____ Information supplied
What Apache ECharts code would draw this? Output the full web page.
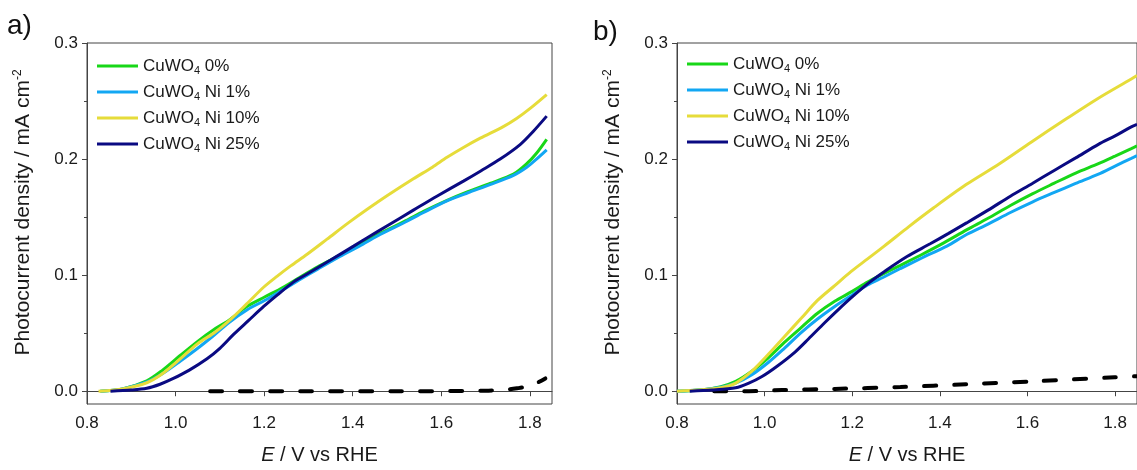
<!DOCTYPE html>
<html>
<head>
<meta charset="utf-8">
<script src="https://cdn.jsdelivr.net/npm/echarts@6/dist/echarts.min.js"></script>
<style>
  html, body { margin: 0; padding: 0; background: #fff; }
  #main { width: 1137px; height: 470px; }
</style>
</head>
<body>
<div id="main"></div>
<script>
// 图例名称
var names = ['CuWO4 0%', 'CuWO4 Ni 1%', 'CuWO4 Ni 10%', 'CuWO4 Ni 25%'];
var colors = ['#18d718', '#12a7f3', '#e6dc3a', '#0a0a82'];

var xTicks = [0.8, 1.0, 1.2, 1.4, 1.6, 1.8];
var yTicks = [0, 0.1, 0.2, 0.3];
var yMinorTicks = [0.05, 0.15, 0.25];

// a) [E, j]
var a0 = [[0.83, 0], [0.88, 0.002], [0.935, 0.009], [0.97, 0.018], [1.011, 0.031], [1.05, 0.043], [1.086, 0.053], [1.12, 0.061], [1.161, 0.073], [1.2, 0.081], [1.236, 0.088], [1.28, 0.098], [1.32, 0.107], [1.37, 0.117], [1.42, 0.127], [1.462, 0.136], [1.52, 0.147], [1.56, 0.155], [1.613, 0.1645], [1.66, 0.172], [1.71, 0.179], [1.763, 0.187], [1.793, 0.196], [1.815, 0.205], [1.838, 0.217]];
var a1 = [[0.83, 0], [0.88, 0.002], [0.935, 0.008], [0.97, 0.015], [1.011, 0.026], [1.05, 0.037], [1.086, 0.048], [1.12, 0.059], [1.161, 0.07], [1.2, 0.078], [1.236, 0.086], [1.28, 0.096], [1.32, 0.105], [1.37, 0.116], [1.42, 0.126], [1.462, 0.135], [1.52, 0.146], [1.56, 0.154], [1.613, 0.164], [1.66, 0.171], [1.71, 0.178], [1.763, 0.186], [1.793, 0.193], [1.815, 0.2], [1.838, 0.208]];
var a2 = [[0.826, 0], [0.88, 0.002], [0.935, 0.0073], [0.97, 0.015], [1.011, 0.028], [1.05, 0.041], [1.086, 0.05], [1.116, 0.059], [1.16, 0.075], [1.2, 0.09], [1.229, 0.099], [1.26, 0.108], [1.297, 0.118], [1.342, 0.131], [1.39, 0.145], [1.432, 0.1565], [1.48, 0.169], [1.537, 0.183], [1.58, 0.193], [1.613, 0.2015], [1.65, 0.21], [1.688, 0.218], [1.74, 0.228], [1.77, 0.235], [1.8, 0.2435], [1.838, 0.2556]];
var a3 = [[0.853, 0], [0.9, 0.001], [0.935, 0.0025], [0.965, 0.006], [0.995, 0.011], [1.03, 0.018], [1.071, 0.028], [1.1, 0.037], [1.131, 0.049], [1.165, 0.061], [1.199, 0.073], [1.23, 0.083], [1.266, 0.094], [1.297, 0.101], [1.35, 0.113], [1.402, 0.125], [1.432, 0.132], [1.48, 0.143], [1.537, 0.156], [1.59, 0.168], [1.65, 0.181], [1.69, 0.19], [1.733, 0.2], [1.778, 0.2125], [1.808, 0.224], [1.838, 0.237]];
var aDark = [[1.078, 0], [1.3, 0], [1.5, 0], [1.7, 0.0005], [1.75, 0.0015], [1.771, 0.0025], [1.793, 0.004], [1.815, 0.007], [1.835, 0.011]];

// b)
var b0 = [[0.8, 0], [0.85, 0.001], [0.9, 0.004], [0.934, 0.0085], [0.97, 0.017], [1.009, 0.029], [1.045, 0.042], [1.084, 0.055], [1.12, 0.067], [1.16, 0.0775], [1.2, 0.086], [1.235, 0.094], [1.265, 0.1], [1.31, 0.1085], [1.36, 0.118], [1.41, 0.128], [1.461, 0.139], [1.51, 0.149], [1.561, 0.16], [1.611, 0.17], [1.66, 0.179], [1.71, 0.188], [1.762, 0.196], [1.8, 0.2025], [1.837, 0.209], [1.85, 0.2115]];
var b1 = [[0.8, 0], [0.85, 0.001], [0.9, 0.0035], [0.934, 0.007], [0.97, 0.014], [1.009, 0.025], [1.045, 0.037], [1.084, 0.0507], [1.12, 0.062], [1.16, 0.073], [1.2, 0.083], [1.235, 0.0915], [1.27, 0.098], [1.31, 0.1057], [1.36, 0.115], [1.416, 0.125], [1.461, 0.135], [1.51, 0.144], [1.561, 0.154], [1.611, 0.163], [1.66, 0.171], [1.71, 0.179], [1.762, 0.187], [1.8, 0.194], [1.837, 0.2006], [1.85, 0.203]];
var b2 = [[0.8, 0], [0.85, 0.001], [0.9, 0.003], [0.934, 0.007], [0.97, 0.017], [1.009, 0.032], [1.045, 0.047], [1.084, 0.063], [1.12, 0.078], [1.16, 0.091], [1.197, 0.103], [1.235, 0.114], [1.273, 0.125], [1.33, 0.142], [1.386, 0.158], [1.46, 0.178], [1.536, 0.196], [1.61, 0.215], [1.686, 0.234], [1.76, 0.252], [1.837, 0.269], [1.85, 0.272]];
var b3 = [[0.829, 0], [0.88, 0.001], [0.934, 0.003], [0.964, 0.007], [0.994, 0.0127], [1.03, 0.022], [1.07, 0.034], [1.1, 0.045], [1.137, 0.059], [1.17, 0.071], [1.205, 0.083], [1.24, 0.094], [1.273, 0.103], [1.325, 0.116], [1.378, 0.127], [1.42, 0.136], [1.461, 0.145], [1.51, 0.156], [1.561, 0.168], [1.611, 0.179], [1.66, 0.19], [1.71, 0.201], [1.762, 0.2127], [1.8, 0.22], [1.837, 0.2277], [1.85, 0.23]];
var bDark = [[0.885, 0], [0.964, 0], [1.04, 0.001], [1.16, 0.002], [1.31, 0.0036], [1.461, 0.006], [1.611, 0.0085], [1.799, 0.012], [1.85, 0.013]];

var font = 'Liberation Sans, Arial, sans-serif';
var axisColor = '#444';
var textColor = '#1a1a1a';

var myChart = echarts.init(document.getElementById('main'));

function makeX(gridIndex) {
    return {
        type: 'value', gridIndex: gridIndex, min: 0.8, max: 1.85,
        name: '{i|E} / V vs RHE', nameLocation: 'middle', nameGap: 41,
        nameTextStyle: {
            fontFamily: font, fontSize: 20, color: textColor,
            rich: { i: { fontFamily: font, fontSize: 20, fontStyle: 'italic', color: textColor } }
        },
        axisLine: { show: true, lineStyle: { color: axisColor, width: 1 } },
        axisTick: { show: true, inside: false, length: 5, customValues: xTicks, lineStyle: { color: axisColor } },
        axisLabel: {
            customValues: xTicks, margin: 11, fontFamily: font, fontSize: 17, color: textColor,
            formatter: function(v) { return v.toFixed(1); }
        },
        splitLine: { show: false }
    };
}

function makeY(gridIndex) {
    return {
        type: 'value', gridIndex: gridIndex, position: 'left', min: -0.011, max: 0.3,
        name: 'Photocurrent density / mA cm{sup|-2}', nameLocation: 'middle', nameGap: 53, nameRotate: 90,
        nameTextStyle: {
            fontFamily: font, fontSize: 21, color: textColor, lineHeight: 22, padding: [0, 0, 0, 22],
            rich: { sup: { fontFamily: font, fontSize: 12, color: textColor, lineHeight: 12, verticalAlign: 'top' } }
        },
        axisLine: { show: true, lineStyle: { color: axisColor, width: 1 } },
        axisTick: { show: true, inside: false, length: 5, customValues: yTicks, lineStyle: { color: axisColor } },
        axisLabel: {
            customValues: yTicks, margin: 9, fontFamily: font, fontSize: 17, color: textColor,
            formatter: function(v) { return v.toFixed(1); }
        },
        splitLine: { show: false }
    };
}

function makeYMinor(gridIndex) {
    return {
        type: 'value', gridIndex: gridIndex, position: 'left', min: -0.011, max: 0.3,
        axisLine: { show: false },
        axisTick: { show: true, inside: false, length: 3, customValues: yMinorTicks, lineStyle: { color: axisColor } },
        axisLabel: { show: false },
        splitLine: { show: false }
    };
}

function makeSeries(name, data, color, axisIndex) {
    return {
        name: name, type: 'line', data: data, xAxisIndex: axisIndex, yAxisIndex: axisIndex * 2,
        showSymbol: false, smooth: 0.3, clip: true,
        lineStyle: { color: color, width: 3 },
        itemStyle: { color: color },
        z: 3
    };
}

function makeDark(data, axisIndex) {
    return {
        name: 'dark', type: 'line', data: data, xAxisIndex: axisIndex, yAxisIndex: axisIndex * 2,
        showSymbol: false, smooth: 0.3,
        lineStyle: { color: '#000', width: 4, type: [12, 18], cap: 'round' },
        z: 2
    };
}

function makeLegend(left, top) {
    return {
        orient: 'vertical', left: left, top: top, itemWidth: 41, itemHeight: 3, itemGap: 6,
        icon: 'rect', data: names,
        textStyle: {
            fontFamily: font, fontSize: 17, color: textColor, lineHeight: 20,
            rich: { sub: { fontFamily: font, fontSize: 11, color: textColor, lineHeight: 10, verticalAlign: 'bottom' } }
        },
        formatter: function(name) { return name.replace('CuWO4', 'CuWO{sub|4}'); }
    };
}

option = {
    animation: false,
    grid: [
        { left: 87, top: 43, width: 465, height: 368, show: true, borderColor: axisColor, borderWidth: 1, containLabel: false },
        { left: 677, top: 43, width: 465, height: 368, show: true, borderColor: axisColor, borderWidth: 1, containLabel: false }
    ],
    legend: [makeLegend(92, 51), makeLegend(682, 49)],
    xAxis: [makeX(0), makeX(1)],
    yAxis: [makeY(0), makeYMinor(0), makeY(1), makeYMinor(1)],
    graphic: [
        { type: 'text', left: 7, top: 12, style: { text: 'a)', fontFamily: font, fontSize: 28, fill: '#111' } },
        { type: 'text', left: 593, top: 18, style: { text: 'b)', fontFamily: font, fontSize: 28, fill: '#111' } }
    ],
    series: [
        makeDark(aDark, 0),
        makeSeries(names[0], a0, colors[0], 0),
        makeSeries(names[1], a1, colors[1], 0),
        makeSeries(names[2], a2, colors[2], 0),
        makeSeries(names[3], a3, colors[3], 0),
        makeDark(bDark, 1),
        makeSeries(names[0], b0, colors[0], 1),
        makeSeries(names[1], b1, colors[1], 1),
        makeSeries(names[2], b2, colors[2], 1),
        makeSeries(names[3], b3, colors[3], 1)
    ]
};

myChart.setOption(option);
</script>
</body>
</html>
________
Given request:
Write out again, exactly, the lines from the start of the listing up to the line containing "var yMinorTicks = [0.05, 0.15, 0.25];", with both ends and without pictures.

Correct answer:
What Apache ECharts code would draw this? Output the full web page.
<!DOCTYPE html>
<html>
<head>
<meta charset="utf-8">
<script src="https://cdn.jsdelivr.net/npm/echarts@6/dist/echarts.min.js"></script>
<style>
  html, body { margin: 0; padding: 0; background: #fff; }
  #main { width: 1137px; height: 470px; }
</style>
</head>
<body>
<div id="main"></div>
<script>
// 图例名称
var names = ['CuWO4 0%', 'CuWO4 Ni 1%', 'CuWO4 Ni 10%', 'CuWO4 Ni 25%'];
var colors = ['#18d718', '#12a7f3', '#e6dc3a', '#0a0a82'];

var xTicks = [0.8, 1.0, 1.2, 1.4, 1.6, 1.8];
var yTicks = [0, 0.1, 0.2, 0.3];
var yMinorTicks = [0.05, 0.15, 0.25];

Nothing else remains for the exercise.